Plus, you can use it as an outlet to discuss topics that are important to you, whether it’s politics, culture, food, or even your favorite video game. There’s so much versatility out there and like art, there’s an audience for every genre.
12. Video Editing
In today’s multimedia age, content creation is one of the leading skills companies are looking for, so if you have an interest in video editing, now’s the time to get started.
Video editing is the process of cutting the film together so that it not only looks good but sounds good, too.
While developing your skills through this hobby, you’ll simultanously be learning about how to avoid jump cuts, set proper pacing, and basic storytelling, as well as all the technical stuff, like which video editing software are best for beginners.
New video editing hobbyist swear by Lightworks, Adobe Premiere Pro, and Final Cut Pro X.
Dancing offers many physical and mental health benefits, including but not limited to increasing flexibility, improving balance and coordination, strengthening your muscles, and promoting relaxation.
Like writing and painting, there are many different styles of dance you can expose yourself to in college such as hip-hop, ballet, ballroom, and jazz.
In addition to dance being relaxing and an easy way to get in tune with your body, it also helps expose you to different cultures. Belly dancing, for example, hails from the Middle East, while Samba comes from Brazil, and Flamenco comes from Spain.
Exposure to different cultures through dance helps you bridge a connection if you ever travel abroad.
Some hobbies you develop in college are designed to set you up for work life beyond graduation. However, some are designed to take up a much broader role in your day-to-day, like cooking!
Sure, you can turn cooking into a career if you’re passionate about it. Chefs and cooking-related jobs are expected to grow by 15% over the next decade. But despite what millennial culture has taught younger generations, hobbies don’t always have to be turned into a side hustle. Some hobbies can be just for fun, and that’s why cooking makes this list.
Developing your skills as a cook gives you greater confidence in the kitchen, while also being a major source of stress relief. Cooking is often recommended for those living with anxiety and depression, as it gives people a sense of accomplishment, as well as those living with OCD, because of how methodical the steps can be.
Cooking is a form of art and it allows you to get creative with combining different flavors and experimenting with new methods.
Like cooking, gardening can be a hobby you develop in college either for personal or professional use.
Gardening offers the same kind of therapeutic relief that cooking does, as it allows you to focus on the task at hand instead of what may be bothering you. Plus, gardening allows you to cultivate something and watch it grow, which elicits feelings of accomplishment.
While at school, take advantage of available gardening classes, a community garden, or buy your own gardening kits, like an AeroGarden. These gardens don’t take up much space and they can help you grow all sorts of herbs like parsley, rosemary, and basil.

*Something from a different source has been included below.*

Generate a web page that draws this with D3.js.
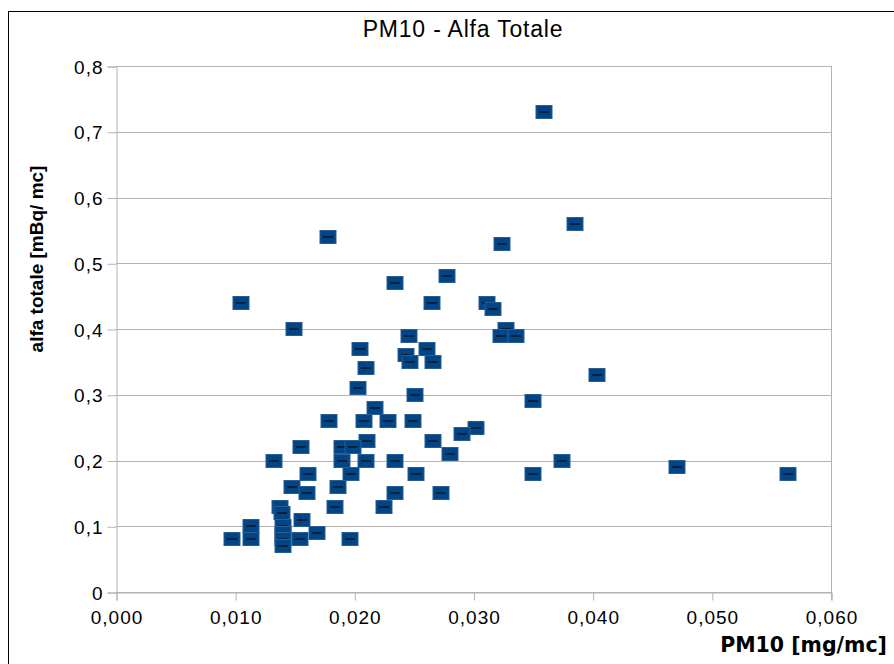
<!DOCTYPE html>
<html>
<head>
<meta charset="utf-8">
<script src="https://cdn.jsdelivr.net/npm/d3@7"></script>
<style>
  body { margin: 0; background: #fff; }
  svg { display: block; }
</style>
</head>
<body>
<div id="chart"></div>
<script>
// PM10 [mg/mc] vs alfa totale [mBq/mc]
const pm10 = [
    0.0359, 0.0385, 0.0178, 0.0324, 0.0278, 0.0234, 0.0105, 0.0265, 0.0311, 0.0316,
    0.0149, 0.0327, 0.0246, 0.0323, 0.0336, 0.0205, 0.0261, 0.0243, 0.0247, 0.0266,
    0.0210, 0.0404, 0.0203, 0.0251, 0.0350, 0.0217, 0.0179, 0.0208, 0.0228, 0.0249,
    0.0302, 0.0290, 0.0211, 0.0266, 0.0155, 0.0190, 0.0199, 0.0280, 0.0133, 0.0190,
    0.0210, 0.0234, 0.0374, 0.0471, 0.0564, 0.0161, 0.0197, 0.0252, 0.0350, 0.0148,
    0.0186, 0.0160, 0.0234, 0.0273, 0.0138, 0.0184, 0.0225, 0.0139, 0.0156, 0.0113,
    0.0140, 0.0140, 0.0169, 0.0097, 0.0113, 0.0140, 0.0154, 0.0196, 0.0140
];
const alfa = [
    0.73, 0.56, 0.54, 0.53, 0.48, 0.47, 0.44, 0.44, 0.44, 0.43,
    0.40, 0.40, 0.39, 0.39, 0.39, 0.37, 0.37, 0.36, 0.35, 0.35,
    0.34, 0.33, 0.31, 0.30, 0.29, 0.28, 0.26, 0.26, 0.26, 0.26,
    0.25, 0.24, 0.23, 0.23, 0.22, 0.22, 0.22, 0.21, 0.20, 0.20,
    0.20, 0.20, 0.20, 0.19, 0.18, 0.18, 0.18, 0.18, 0.18, 0.16,
    0.16, 0.15, 0.15, 0.15, 0.13, 0.13, 0.13, 0.12, 0.11, 0.10,
    0.10, 0.09, 0.09, 0.08, 0.08, 0.08, 0.08, 0.08, 0.07
];
const xTicks = [0, 0.01, 0.02, 0.03, 0.04, 0.05, 0.06];
const yTicks = [0, 0.1, 0.2, 0.3, 0.4, 0.5, 0.6, 0.7, 0.8];

const width = 894, height = 664;
const plotLeft = 116, plotRight = 831, plotTop = 66, plotBottom = 592;

const svg = d3.select("#chart").append("svg")
    .attr("width", width)
    .attr("height", height);

// outer frame (only top and left visible in the picture)
svg.append("rect")
    .attr("x", 8.5).attr("y", 11.5)
    .attr("width", width + 20).attr("height", height + 20)
    .attr("fill", "none")
    .attr("stroke", "#000")
    .attr("stroke-width", 1);

const x = d3.scaleLinear().domain([0, 0.06]).range([plotLeft, plotRight]);
const y = d3.scaleLinear().domain([0, 0.8]).range([plotBottom, plotTop]);

const comma = s => s.replace(".", ",");

// horizontal grid
svg.append("g")
    .selectAll("line")
    .data(yTicks)
    .enter()
    .append("line")
    .attr("x1", plotLeft).attr("x2", plotRight)
    .attr("y1", d => Math.round(y(d)) + 0.5)
    .attr("y2", d => Math.round(y(d)) + 0.5)
    .attr("stroke", "#b3b3b3");

// right border of plot area
svg.append("line")
    .attr("x1", plotRight + 0.5).attr("x2", plotRight + 0.5)
    .attr("y1", plotTop).attr("y2", plotBottom + 8)
    .attr("stroke", "#b3b3b3");

const yAxis = svg.append("g")
    .attr("transform", "translate(" + (plotLeft + 0.5) + ",0.5)")
    .call(d3.axisLeft(y).tickValues(yTicks).tickSize(9).tickPadding(4)
        .tickFormat(d => d === 0 ? "0" : comma(d3.format(".1f")(d))));

const xAxis = svg.append("g")
    .attr("transform", "translate(0.5," + (plotBottom + 0.5) + ")")
    .call(d3.axisBottom(x).tickValues(xTicks).tickSize(8).tickPadding(10)
        .tickFormat(d => comma(d3.format(".3f")(d))));

[yAxis, xAxis].forEach(g => {
    g.select(".domain").attr("stroke", "#b3b3b3");
    g.selectAll(".tick line").attr("stroke", "#b3b3b3");
    g.selectAll(".tick text")
        .attr("fill", "#000")
        .style("font-family", "'Liberation Sans', Arial, sans-serif")
        .style("font-size", "19px")
        .style("letter-spacing", "1px");
});
yAxis.selectAll(".tick text").attr("dy", "0.35em");

// points
const pts = pm10.map((v, i) => ({ x: v, y: alfa[i] }));
const mw = 16, mh = 13;

const marks = svg.append("g")
    .selectAll("g")
    .data(pts)
    .enter()
    .append("g")
    .attr("transform", d => "translate(" + Math.round(x(d.x)) + "," + Math.round(y(d.y)) + ")");

marks.append("rect")
    .attr("x", -mw / 2).attr("y", -mh / 2)
    .attr("width", mw).attr("height", mh)
    .attr("fill", "#004586")
    .attr("stroke", "#2b5d91")
    .attr("stroke-width", 1);

marks.append("line")
    .attr("x1", -5).attr("x2", 5)
    .attr("y1", 0).attr("y2", 0)
    .attr("stroke", "#0b1420")
    .attr("stroke-width", 1.5);

// title
svg.append("text")
    .attr("x", 463).attr("y", 37)
    .attr("text-anchor", "middle")
    .style("font-family", "'Liberation Sans', Arial, sans-serif")
    .style("font-size", "23px")
    .style("letter-spacing", "0.8px")
    .text("PM10 - Alfa Totale");

// axis titles
svg.append("text")
    .attr("transform", "translate(43,259) rotate(-90)")
    .attr("text-anchor", "middle")
    .style("font-family", "'Liberation Sans', Arial, sans-serif")
    .style("font-weight", "bold")
    .style("font-size", "19px")
    .text("alfa totale [mBq/ mc]");

svg.append("text")
    .attr("x", 887).attr("y", 652)
    .attr("text-anchor", "end")
    .style("font-family", "'DejaVu Sans', sans-serif")
    .style("font-weight", "bold")
    .style("font-size", "20.5px")
    .text("PM10 [mg/mc]");
</script>
</body>
</html>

You can even grow mini cherry tomatoes, banana peppers, bok choy, and lavender!
With gardening a hobby, you can learn about the size of plants, hydroponics, growth speeds, and so much more.
The Right Hobby Can Improve Your Time in College, As Well As Beyond Graduation
These are just some of the top hobbies to start in college that will not only be enjoyable and beneficial now, but well into your future, both in the workplace and out.
Whether used as a creative outlet or a way to develop your skills that will aid in your chosen career path, having hobbies are essential to keeping your physical and mental health in good shape.
Remember, college is all about discovering who you are, as well as your interests. The more you try now, the more well-rounded you’ll be moving forward.
You don’t have to be good at anything to start. All you have to do is pick up the pen, find a flower you want to cultivate, and put your fingers to the keys.